A start-up in Texas says it can turn the carbon dioxide emitted by power plants into baking soda. Some scientists have proposed compressing carbon dioxide and sticking it in underground caves as a way to cut down on greenhouse gases. Joe David Jones wants to make baking soda out of it.
Jones, the founder and CEO of Skyonic, has come up with an industrial process called SkyMine that captures 90 percent of the carbon dioxide coming out of smoke stacks and mixes it with sodium hydroxide to make sodium bicarbonate, or baking soda. The energy required for the reaction to turn the chemicals into baking soda comes from the waste heat from the factory.
“It is cleaner than food-grade (baking soda),” he said.
The system also removes 97 percent of the heavy metals, as well as most of the sulfur and nitrogen compounds, Jones said.
Luminant, a utility formerly known as TXU, installed a pilot version of the system at its Big Brown Steam Electric Station in Fairfield, Texas, last year.

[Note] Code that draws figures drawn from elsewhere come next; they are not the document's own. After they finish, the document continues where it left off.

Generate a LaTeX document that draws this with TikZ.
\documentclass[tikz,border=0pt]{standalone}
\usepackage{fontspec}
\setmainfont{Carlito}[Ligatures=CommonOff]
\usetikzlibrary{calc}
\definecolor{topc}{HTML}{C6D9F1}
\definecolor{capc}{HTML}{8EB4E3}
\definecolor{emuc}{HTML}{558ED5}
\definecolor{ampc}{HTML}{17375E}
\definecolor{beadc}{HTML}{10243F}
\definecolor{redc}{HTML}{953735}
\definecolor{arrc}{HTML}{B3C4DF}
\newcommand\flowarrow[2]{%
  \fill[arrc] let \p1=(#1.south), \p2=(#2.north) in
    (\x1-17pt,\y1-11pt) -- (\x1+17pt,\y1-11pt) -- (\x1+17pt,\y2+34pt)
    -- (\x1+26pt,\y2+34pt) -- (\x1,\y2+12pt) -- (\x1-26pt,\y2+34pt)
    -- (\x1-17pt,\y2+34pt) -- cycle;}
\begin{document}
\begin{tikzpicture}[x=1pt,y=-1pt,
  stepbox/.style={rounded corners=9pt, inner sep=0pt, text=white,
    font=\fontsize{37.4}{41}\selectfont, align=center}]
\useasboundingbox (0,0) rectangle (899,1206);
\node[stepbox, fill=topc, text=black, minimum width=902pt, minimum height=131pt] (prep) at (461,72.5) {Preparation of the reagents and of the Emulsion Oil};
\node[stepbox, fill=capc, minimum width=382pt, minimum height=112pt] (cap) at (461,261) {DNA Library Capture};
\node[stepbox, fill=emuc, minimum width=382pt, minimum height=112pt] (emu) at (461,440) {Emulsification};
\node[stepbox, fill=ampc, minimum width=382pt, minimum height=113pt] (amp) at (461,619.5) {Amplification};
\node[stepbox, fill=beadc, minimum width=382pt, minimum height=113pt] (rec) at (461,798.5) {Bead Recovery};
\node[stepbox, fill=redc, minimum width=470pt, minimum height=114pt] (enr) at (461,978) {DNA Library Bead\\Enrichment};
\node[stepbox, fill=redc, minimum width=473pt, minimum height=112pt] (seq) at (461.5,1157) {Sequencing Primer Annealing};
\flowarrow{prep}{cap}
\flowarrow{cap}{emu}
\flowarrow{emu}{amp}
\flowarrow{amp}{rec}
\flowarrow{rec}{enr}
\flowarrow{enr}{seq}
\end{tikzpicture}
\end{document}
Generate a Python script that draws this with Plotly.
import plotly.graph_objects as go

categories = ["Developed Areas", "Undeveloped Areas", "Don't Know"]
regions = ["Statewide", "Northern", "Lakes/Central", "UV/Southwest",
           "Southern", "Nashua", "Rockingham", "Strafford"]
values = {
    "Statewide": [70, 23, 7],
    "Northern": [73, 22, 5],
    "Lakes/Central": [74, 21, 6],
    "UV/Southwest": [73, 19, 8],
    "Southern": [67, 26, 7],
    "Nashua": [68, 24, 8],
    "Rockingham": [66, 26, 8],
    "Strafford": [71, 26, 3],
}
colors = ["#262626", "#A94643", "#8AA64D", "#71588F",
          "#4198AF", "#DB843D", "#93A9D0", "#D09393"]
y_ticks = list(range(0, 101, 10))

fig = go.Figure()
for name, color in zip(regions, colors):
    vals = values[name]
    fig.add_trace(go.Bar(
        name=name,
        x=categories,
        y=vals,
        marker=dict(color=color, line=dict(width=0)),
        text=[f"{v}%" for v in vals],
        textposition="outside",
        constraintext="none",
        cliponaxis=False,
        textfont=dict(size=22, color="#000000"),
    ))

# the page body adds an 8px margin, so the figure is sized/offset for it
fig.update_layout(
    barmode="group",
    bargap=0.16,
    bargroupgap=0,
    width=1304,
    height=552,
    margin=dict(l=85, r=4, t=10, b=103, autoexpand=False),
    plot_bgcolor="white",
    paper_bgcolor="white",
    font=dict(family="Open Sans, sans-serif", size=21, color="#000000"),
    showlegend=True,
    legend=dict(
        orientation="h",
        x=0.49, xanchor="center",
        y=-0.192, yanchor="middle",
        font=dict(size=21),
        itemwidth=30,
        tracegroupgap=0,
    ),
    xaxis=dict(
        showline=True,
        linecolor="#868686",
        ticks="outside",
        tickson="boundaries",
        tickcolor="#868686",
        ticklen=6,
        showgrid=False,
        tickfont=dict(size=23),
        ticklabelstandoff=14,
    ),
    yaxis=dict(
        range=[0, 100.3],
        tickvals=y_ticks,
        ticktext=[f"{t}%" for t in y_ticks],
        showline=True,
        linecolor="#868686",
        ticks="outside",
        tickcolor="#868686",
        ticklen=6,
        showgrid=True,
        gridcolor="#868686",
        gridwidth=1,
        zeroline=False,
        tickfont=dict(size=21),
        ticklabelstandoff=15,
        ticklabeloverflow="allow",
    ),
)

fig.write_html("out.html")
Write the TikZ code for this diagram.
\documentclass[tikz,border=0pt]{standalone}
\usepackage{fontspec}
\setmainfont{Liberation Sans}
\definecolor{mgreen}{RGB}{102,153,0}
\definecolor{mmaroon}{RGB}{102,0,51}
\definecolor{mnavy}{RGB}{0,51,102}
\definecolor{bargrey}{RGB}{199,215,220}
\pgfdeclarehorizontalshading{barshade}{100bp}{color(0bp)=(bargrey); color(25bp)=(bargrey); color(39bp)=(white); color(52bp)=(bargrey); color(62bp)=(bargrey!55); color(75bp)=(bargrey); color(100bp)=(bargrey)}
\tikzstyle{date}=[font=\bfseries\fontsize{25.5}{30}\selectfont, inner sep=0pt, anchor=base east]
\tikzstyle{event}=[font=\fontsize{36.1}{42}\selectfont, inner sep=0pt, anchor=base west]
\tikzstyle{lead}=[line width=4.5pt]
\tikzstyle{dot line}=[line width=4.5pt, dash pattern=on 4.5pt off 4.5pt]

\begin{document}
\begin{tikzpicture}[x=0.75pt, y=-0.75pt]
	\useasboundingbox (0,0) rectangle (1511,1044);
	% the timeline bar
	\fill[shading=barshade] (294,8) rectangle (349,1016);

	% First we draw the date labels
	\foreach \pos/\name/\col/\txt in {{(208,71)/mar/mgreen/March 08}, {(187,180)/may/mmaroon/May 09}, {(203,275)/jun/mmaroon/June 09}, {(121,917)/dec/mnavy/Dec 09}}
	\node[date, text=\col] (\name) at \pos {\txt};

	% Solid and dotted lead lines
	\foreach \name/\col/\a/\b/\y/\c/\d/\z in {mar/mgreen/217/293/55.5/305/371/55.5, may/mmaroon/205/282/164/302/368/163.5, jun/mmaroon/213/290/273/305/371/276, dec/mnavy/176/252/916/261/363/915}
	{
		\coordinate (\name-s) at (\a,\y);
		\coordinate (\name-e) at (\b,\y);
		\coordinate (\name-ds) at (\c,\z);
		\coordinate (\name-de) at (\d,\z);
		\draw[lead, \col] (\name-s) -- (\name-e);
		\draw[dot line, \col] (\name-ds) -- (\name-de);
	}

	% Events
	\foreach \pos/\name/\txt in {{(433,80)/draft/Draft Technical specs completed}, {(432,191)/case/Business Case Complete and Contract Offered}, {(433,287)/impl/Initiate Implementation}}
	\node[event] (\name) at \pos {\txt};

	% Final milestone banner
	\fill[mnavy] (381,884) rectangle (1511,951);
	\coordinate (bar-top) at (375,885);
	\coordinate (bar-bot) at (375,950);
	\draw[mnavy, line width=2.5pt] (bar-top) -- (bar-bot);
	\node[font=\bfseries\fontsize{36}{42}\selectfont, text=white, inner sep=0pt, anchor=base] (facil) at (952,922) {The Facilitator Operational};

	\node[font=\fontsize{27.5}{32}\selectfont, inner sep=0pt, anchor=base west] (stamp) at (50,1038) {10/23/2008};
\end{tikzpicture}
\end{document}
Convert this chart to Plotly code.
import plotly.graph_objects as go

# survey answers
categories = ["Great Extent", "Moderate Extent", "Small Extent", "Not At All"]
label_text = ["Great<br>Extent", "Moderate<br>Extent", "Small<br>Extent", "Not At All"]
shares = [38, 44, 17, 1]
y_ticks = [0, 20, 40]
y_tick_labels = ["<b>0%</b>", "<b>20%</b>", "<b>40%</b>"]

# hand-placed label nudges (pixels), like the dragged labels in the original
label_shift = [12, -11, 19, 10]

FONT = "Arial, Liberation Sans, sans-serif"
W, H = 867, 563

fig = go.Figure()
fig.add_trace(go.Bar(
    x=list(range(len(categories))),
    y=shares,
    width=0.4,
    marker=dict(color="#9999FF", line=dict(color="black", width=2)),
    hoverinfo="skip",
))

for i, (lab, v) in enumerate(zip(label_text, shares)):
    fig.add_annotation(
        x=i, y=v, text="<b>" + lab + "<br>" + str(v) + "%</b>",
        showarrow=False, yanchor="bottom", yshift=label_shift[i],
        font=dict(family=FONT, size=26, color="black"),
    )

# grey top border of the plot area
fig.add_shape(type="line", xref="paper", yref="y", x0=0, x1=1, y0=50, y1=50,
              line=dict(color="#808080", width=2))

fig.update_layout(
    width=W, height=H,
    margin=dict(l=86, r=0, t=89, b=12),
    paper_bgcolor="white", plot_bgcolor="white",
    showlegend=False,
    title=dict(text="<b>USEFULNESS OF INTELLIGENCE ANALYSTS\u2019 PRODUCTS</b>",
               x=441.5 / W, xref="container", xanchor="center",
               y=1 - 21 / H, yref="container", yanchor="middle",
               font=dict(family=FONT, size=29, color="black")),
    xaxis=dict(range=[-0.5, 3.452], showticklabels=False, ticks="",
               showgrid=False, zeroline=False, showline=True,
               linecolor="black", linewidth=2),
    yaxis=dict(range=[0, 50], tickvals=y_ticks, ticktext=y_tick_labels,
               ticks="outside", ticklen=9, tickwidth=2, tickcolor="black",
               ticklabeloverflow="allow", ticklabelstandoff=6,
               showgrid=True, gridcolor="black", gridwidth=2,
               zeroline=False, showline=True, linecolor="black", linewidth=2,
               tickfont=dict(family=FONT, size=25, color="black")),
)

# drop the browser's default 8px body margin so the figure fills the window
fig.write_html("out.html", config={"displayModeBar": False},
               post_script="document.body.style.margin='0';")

Skyonic, meanwhile, hopes to install a system that will consume the greenhouse gas output of a large–500 megawatts or so–power plant around 2009. Skyonic is currently designing one of these large systems.
“It has been working pretty well. It does present a potential solution to emissions,” said a representative for Luminant. “But right now there is still a lot of work to be done.”
If the concept works on a grand scale, it could help change some of the pernicious economics and daunting engineering challenges surrounding carbon capture and sequestration.